ただ、事業者の債務への対応と比較すると、知識や考え方が20年ほど遅れているように感じてしまいます。


YouTubeから公式LINEを通していただいたお問い合わせについて、考え方も添えて、特徴的な2件の事例をご紹介させていただきます。

 事 例 

『半年後位を目処に、会社の破産を検討しています。
破産までにできる事等をアドバイスしてください。』

この様な内容のお問い合わせをいただきました。

私は法律家ではないので、経営コンサルタントとしての立場から、より具体的な内容についてご質問をさせていただくと、以下のような事情であることが分かりました。

本業は小売業だが業績が低迷しているので、事業再構築補助金を活用して飲食関係を起業した。

本業の小売業は赤字が続き、飲食関係業は順調に推移し黒字が確保できており、全体での年間利益はトントンの状況。

借入は、地方銀行から保証協会付きで5500万円,公庫から1000万円ほどで、毎月60万円ほど弁済をしている。

給料・賃料などの経費や借入金,税金・社保等、今は正常にお支払い。

自宅は経営者名義で住宅ローンが残っており、家族は奥様と子供二人で小学生と中学生。

今までは、返済のために借入をしてきたが、金融機関の対応が厳しくなり、次の借入は難しくなると予測され、このままでは返済できなくなると判断し破産を視野に入れた。

自宅や子供のこともあり、破産までにしておくことを教えてほしいとのことでした。

私にとっては、ちょっとショッキングなお問い合わせ内容なのですが、それは資金繰りの意味やリスケジュールさえご存じない経営者が、まだまだ少なくないということになります。

この基本的な経営知識がないために、破産という最終最悪の選択をしようとされているのですから驚いてしまいます。

この事例に関して、答えは難しくありません

借入金は、全て利払いだけのリスケジュールに躊躇なく着手する。

リスケジュールにより、しばらくは資金繰りが確保できるようになるので、この間に経営改善に着手する。

本業の小売業が業績回復できないなら廃業し、飲食関係業に特化する。

この流れで、最低でも、しばらくは資金を心配することなく経営を継続することかできます。

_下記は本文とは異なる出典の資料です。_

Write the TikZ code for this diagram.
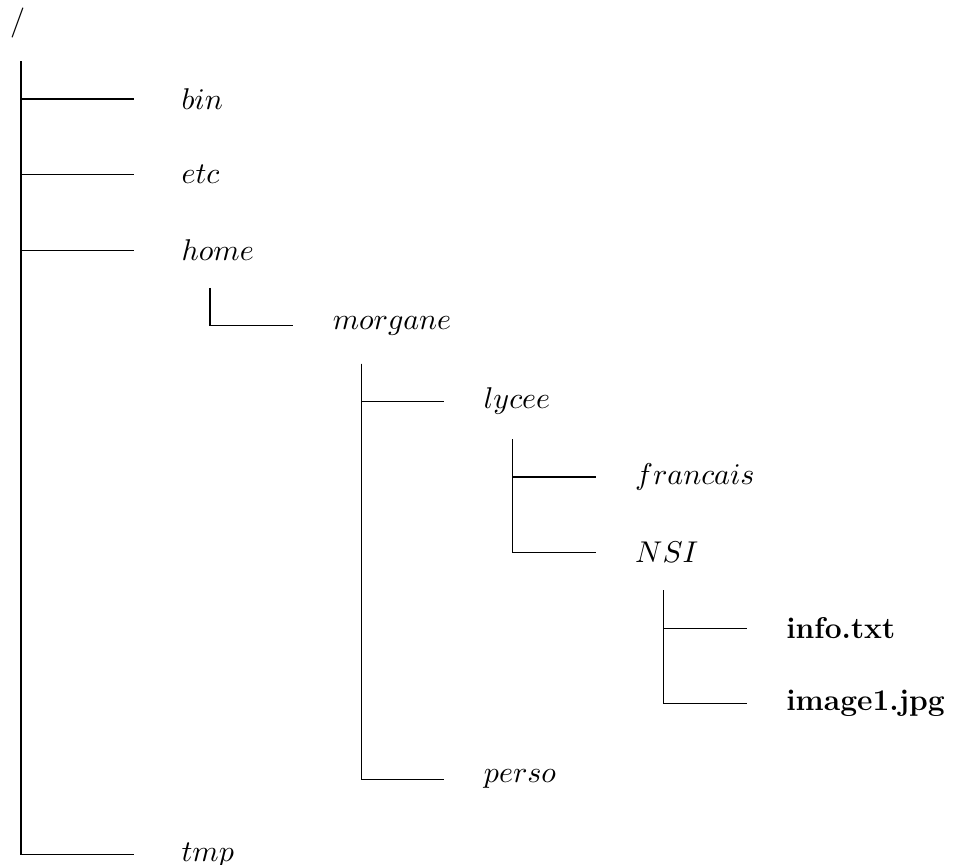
\RequirePackage{fix-cm}
\documentclass[tikz,border=0pt]{standalone}
\begin{document}
\begin{tikzpicture}[
        every node/.style={anchor=west, font=\fontsize{11.3}{14}\selectfont}
    ]
        \useasboundingbox (-0.278,0.31) rectangle ++(12.70,-11.44);

        % Racine
        \node[anchor=center] (racine) at (-0.046,0) {$/$};

        % Dossiers et fichiers
        \node (bin) at (2,-1) {$bin$};
        \node (etc) at (2,-2) {$etc$};
        \node (home) at (2,-3) {$home$};
        \node (morgane) at (4,-4) {$morgane$};
        \node (lycee) at (6,-5) {$lycee$};
        \node (francais) at (8,-6) {$francais$};
        \node (NSI) at (8,-7) {$NSI$};
        \node (info) at (10,-8) {\textbf{info.txt}};
        \node (image) at (10,-9) {\textbf{image1.jpg}};
        \node (perso) at (6,-10) {$perso$};
        \node (tmp) at (2,-11) {$tmp$};

        % Troncs
        \coordinate (t-racine) at (0,-0.5);
        \foreach \rep in {home,morgane,lycee,NSI} {
            \coordinate (t-\rep) at ([shift={(0.5,-0.5)}]\rep.west);
        }

        % Branches
        \foreach \enfant in {bin,etc,home,tmp} {
            \draw (t-racine) |- ([xshift=-5mm]\enfant.west);
        }
        \foreach \parent/\enfant in {home/morgane, morgane/lycee, morgane/perso,
                lycee/francais, lycee/NSI, NSI/info, NSI/image} {
            \draw (t-\parent) |- ([xshift=-4mm]\enfant.west);
        }
    \end{tikzpicture}
\end{document}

さらに、破産どころか、業績を回復して再生できる可能性も低くはないと思います。

何よりも、子供さんなど家族のことを考えれば、現時点において破産という選択肢は存在しないでしょう。

当然、破産までにしておくことなど考える必要もありません・・・ただ、資産の予防的保全対策への着手は必要でしょう。



 事 例 

事業には関係のない個人の借入が返済できなくなり、金融事故になってサービサーから訴訟をされたことで、破産を検討されている事例になります。

破産しか方法はないと思う・・・という質問をいただいたのですが、この段階で破産を検討されることが不思議になる事例です。

負債は、カードローンなどで合計250万円ほどになり、そのうちの70万円ほどの債務がサービサーに債権譲渡をされ、弁済できないことから訴訟をされました。

ご相談者はコロナウイルスの影響で職を失い、現在も無職で資産などは何もなく、生活さえも厳しく、返済したくても返済などでできない状況だいわれます。

まさしく『無い袖は振れない』状況ですから、慌てる必要など何もありません。

まずは、答弁書だけは誠意をもって処理し、後は対応できることもなく流れに任せるしかないでしょう。

ただ、訴えられた債務額は、70万円ほどなのです。

今後、頑張って人生の再生にチャレンジすれば、70万円どころか、債務総額の250万円でも返済は可能な額だろうと思います。

この程度の債務額なのですから、破産をするどころか、破産を検討することでさえ馬鹿げ過ぎているでしょう。

この瞬間は厳しいかもしれませんが、前を向いて、まず仕事を見つけて収入を得てください。

そして、人生を再生できる目途が付いたら、健全な信用を取り戻す努力をされるだけのことです。

今、破産してしまえば、この瞬間は楽になりますが、これからの人生は辛いものになってしまうでしょう・・・。